Les entreprises ont-elles raison de vouloir sortir de leur « couloir de nage » ? Ont-elles raison de vouloir peser sur le débat public, de se positionner dans le jeu politique, ou d’afficher leur « wokisme » ? Certaines sont convaincues que ces prises de position sont bénéfiques pour leur marque employeur ; d’autres veulent profiter de la confiance que les citoyens leur accordent toujours, alors qu’ils l’ont retirée aux politiques. Mais est-ce un bon calcul, commercialement parlant ? Trois exemples incitent à répondre par la négative.
Le cas le plus emblématique est sûrement celui de Disney. Pour ne pas risquer de froisser la sensibilité d’une communauté, Disney a passé plus de temps à effacer ou transformer des personnages qu’à inventer de belles histoires. Le PDG nommé en 2005, Bob Iger, un démocrate affiché, ne s’était pas caché de vouloir faire du groupe un fer de lance de la diversité. Il s’était mis à traquer ce que les activistes woke appellent le « racisme systémique ». Les corbeaux de Dumbo, le petit éléphant du dessin animé éponyme, véhiculaient des clichés racistes contre les Noirs. Les siamois des aristochats s’attaquaient à la communauté asiatique. Les peaux-rouges dans Peter Pan pouvaient être embarrassants. Les traits moyen-orientaux des voleurs dans Aladin et la Lampe merveilleuse étaient stigmatisants. Ces dessins animés ont été retirés de la partie Enfants de la plate-forme, il faut une désormais une autorisation parentale pour les voir.
Le comble du ridicule a été atteint quand deux journalistes américains ont accusé le film Blanche-Neige de promouvoir la culture du viol à cause de la scène finale où le Prince réveille Blanche-Neige avec un baiser « non consenti » (évidemment, puisqu’elle est inconsciente).
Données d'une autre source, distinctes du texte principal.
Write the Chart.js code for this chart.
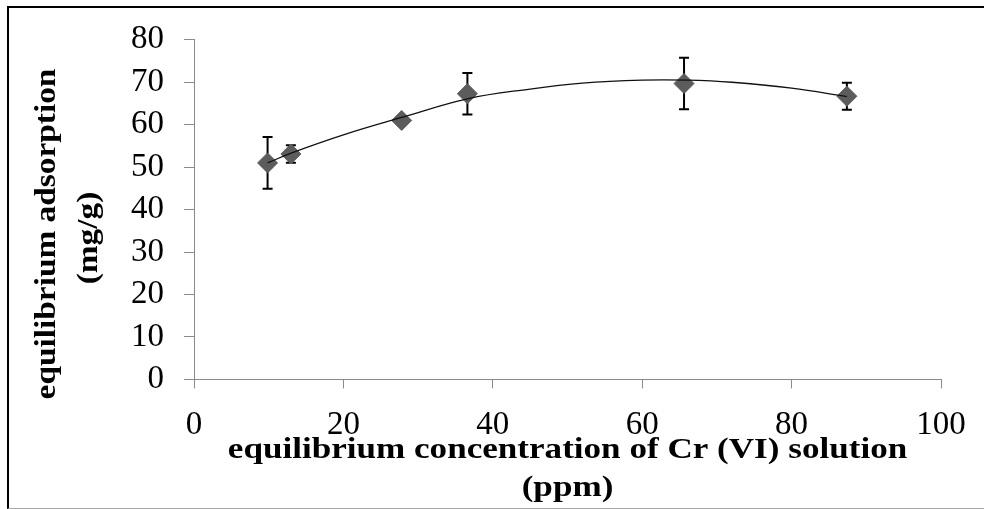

Ne riez pas : dans la version qui sortira en 2025, cette scène a été coupée ! Comme l’a dit l’actrice métisse qui jouera le rôle de Blanche-Neige : « on n’est plus en 1937 », la jeune fille ne rêvera pas de prince et de grand amour, mais voudra « devenir une leader ». C’est moins romantique… et sûrement moins émouvant. Quant aux 7 nains, comme ils stigmatisaient les personnes de petite taille, ils ont été remplacés par des créatures magiques de toutes les couleurs et de tous les sexes. Fini les Simplet, Grincheux ou Dormeur qui nous ont émus de génération en génération.
Pour respecter leur programme d’inclusivité, les studios ont refusé pléthore de scénarios « tradi », et sans doute jeté le bébé avec l’eau du bain. Résultat ? La firme s’est mise à perdre de l’argent, elle a reculé de la 4ème à la 77ème place des entreprises préférées des Américains, et sa valeur boursière a été divisée par deux. Mais il semble qu’une prise de conscience ait eu lieu et que pour les prochaines années, on revienne aux belles histoires.
Disney n’est pas seul à s’être fourvoyé. Le brasseur Budweiser a perdu une bonne partie de sa clientèle à cause d’une campagne publicitaire détonante convoquant Dylan Mulvanay, un célèbre « trans » américain. Même sortie de route pour Gillette, dont les clients conservateurs n’ont apparemment pas apprécié la campagne mettant en scène, pour vendre ses rasoirs, des représentants de la communauté LGBT+ (et notamment le YouTubeur Simon Vendeme et son petit-ami Snake).
La leçon de ces histoires ? Pour Peter Drucker, le consultant en management qui a disparu au début de ce millénaire, mais avec qui j’ai eu la chance de travailler en 1998, la corporate governance à outrance pouvait être dangereuse : les entreprises passaient déjà trop de temps à essayer de plaire aux actionnaires ou aux stakehoders, au lieu de se préoccuper de leurs clients. Il disait avec sagesse : « Les entreprises sont là pour faire des parfums, des journaux ou des voitures (il aurait pu dire des rasoirs, de la bière, ou des dessins animés). Mais souvent, elles l’oublient ».